> _Your task_
Report each line of the data that includes the word "this".
########
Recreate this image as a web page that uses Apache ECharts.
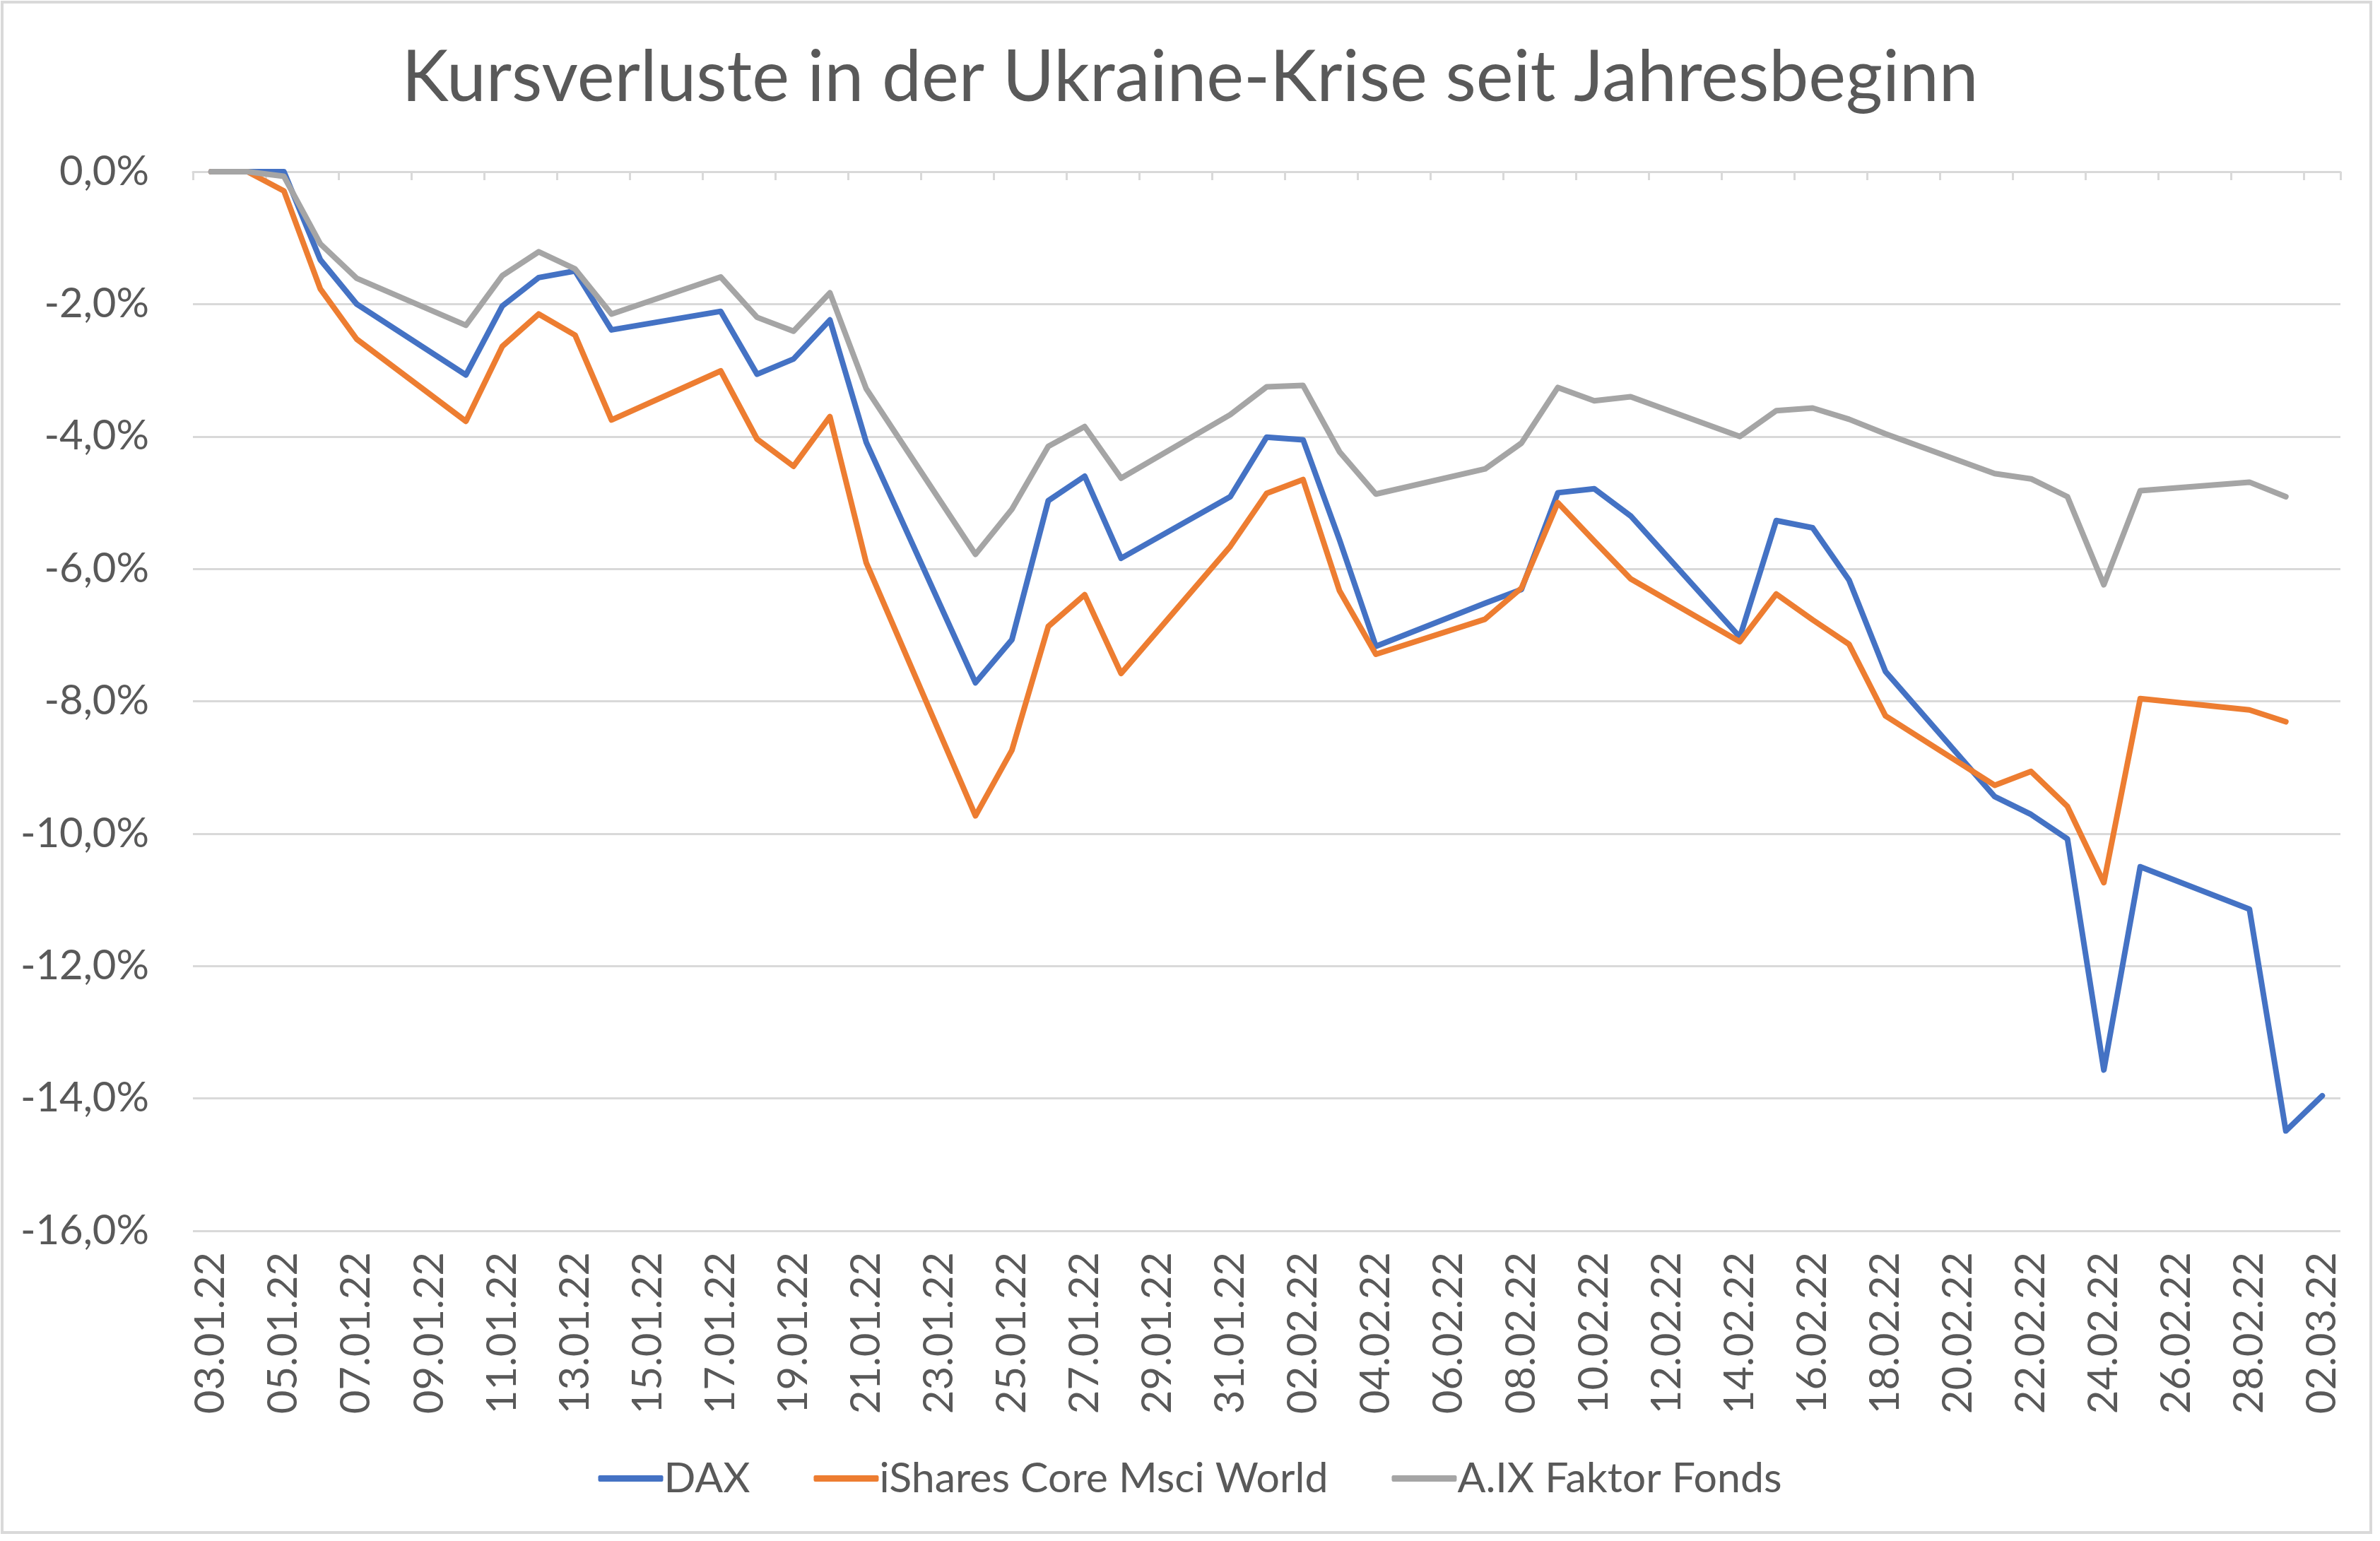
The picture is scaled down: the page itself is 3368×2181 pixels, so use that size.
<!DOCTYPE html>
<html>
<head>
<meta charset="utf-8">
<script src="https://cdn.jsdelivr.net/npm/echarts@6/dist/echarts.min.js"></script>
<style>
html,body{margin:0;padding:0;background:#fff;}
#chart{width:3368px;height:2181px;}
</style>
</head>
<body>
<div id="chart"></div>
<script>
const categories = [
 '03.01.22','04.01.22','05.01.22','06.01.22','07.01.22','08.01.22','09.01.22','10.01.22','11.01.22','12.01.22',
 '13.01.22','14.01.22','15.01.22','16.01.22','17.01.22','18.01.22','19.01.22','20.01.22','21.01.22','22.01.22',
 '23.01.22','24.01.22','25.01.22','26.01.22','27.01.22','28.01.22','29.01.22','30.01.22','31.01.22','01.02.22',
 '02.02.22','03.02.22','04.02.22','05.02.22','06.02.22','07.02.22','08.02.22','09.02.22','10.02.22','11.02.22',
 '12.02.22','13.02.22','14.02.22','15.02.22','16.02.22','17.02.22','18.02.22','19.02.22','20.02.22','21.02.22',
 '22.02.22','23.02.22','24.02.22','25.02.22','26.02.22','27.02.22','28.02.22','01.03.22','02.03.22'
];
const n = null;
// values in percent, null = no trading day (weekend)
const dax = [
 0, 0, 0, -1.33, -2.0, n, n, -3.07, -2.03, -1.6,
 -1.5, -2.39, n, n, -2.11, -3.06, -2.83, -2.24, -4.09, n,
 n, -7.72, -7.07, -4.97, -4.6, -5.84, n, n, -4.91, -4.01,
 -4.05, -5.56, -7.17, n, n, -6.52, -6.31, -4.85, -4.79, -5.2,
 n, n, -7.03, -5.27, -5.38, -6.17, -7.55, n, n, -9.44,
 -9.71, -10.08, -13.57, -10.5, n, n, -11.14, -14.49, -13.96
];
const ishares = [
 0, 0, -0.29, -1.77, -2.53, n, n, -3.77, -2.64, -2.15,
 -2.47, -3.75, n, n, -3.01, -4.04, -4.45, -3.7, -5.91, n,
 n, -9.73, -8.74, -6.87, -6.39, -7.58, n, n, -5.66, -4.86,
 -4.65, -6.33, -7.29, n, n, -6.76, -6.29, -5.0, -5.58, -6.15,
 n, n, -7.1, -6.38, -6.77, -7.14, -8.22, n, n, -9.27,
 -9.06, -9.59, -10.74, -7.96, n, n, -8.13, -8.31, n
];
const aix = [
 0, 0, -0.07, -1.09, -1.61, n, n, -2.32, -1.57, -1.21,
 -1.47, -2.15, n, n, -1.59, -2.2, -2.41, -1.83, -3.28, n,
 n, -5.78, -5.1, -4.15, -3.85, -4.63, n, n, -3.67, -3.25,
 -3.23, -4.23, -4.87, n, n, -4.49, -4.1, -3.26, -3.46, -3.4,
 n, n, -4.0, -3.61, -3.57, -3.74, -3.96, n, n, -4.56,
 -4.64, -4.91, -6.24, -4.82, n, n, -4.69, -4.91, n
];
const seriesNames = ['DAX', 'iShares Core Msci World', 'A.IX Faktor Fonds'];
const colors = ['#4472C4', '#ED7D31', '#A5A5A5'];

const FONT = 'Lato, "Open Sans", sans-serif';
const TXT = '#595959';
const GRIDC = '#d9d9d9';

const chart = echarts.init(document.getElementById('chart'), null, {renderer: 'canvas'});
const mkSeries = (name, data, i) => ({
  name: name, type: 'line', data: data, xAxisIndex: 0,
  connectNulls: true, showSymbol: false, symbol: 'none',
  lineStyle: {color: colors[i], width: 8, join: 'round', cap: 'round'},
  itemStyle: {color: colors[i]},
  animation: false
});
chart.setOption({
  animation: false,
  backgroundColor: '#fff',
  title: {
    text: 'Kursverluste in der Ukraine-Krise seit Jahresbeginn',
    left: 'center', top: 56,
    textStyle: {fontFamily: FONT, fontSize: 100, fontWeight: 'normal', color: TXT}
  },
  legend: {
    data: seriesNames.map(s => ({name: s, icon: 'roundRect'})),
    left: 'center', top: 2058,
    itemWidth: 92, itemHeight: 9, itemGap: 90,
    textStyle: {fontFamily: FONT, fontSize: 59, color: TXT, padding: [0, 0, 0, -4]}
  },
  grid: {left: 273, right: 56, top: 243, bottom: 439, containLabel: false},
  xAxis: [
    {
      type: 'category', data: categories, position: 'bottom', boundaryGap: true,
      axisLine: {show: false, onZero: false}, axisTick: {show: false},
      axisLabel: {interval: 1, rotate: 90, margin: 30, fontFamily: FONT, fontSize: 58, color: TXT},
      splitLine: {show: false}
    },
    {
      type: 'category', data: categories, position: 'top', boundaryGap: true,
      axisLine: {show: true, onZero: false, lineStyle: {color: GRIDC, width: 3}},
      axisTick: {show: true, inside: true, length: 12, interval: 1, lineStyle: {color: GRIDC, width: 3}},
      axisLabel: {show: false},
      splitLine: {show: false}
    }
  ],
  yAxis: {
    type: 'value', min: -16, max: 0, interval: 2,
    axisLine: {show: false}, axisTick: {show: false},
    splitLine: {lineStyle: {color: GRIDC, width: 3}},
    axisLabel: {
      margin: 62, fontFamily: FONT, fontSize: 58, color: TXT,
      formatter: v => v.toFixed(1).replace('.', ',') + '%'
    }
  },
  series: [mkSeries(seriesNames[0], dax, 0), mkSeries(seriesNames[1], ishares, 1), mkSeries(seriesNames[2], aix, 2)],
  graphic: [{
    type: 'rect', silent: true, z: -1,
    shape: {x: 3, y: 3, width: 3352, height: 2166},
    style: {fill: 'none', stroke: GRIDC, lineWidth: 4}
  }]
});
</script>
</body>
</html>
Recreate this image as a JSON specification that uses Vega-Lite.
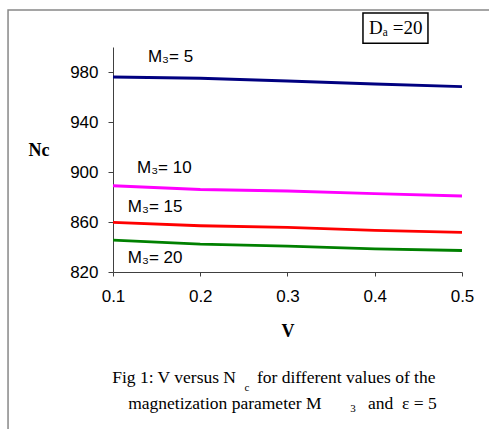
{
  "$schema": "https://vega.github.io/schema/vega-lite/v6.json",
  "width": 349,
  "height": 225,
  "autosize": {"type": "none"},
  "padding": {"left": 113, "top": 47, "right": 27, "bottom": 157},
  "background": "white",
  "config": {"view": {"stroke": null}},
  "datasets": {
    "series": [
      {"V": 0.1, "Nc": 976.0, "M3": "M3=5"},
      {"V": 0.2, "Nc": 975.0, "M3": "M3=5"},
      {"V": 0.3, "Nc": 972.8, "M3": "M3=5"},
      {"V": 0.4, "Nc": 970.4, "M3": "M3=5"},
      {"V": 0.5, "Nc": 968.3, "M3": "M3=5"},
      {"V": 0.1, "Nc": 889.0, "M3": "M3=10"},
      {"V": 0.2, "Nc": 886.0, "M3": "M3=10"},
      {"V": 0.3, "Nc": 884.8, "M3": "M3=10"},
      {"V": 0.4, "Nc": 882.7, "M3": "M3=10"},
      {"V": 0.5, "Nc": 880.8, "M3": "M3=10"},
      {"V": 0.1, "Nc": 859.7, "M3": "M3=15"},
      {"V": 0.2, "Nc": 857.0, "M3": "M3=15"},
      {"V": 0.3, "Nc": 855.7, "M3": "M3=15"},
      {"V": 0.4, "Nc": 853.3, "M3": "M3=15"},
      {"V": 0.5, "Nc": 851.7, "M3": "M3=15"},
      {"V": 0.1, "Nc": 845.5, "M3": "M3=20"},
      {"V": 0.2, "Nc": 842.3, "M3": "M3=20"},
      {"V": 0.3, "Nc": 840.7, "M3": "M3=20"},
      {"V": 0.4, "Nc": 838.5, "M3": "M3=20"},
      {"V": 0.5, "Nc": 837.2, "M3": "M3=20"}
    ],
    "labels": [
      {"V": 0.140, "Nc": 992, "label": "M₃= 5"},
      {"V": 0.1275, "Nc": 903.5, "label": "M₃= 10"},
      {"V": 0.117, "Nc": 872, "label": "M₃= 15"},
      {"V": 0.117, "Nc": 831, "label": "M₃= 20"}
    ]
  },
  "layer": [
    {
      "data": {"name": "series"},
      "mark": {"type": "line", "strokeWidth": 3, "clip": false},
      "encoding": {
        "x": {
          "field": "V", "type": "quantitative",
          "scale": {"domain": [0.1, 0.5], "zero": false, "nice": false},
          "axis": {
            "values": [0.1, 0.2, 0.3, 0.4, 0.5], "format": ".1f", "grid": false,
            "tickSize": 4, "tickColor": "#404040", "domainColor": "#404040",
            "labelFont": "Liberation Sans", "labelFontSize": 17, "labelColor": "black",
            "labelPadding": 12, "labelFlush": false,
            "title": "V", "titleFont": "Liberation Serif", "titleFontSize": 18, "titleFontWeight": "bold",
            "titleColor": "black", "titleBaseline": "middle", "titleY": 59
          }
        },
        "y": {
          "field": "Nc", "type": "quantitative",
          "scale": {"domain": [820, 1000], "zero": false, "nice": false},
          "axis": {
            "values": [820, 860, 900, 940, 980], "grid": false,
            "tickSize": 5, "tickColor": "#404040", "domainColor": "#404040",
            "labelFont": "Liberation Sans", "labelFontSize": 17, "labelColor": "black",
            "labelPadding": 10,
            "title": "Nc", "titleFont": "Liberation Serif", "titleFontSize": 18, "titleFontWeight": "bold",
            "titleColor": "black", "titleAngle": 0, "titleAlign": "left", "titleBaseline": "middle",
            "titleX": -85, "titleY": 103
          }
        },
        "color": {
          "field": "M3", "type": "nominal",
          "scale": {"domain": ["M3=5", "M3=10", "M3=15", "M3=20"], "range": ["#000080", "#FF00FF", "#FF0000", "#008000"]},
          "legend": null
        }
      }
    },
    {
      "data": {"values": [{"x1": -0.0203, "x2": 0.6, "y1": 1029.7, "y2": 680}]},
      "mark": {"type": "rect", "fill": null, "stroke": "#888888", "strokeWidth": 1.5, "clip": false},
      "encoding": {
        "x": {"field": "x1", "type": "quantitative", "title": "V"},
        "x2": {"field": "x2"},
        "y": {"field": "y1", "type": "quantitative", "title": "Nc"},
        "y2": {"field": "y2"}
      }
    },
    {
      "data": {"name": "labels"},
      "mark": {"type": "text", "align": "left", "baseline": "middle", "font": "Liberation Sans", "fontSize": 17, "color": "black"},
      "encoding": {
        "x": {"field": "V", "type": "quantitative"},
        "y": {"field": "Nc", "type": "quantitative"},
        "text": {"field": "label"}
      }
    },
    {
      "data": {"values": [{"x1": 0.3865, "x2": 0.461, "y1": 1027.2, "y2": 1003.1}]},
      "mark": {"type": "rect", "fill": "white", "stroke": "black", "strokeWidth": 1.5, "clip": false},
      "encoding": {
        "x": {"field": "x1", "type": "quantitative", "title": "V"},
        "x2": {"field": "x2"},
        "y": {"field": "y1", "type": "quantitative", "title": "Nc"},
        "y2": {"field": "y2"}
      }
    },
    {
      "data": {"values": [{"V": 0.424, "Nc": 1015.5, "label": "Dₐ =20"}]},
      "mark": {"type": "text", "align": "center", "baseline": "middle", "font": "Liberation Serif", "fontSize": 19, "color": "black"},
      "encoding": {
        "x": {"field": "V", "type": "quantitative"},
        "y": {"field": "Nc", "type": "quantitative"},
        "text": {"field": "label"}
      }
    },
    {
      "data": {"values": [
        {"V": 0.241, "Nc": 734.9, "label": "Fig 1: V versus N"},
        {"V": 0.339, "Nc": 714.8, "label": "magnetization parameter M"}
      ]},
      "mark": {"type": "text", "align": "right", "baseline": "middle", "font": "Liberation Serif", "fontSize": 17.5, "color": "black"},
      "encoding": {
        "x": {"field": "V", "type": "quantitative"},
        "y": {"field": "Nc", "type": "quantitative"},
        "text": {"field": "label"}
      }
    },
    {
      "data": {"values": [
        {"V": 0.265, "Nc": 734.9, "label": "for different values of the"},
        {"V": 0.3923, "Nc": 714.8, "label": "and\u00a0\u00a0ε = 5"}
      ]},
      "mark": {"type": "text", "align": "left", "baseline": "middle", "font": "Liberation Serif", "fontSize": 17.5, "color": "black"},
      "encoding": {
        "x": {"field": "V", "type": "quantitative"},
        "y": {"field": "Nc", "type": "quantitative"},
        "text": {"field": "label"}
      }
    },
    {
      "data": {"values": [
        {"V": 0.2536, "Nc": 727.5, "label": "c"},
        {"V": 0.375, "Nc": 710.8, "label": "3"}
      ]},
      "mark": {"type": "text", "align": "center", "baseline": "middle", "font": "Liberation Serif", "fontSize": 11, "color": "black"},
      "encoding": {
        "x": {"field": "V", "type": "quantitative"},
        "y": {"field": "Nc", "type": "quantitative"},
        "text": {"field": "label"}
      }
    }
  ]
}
########
> _Solution to the exercise_
Recreate this image as a web page that uses Apache ECharts.
Recreate this image as a JSON specification that uses Vega-Lite.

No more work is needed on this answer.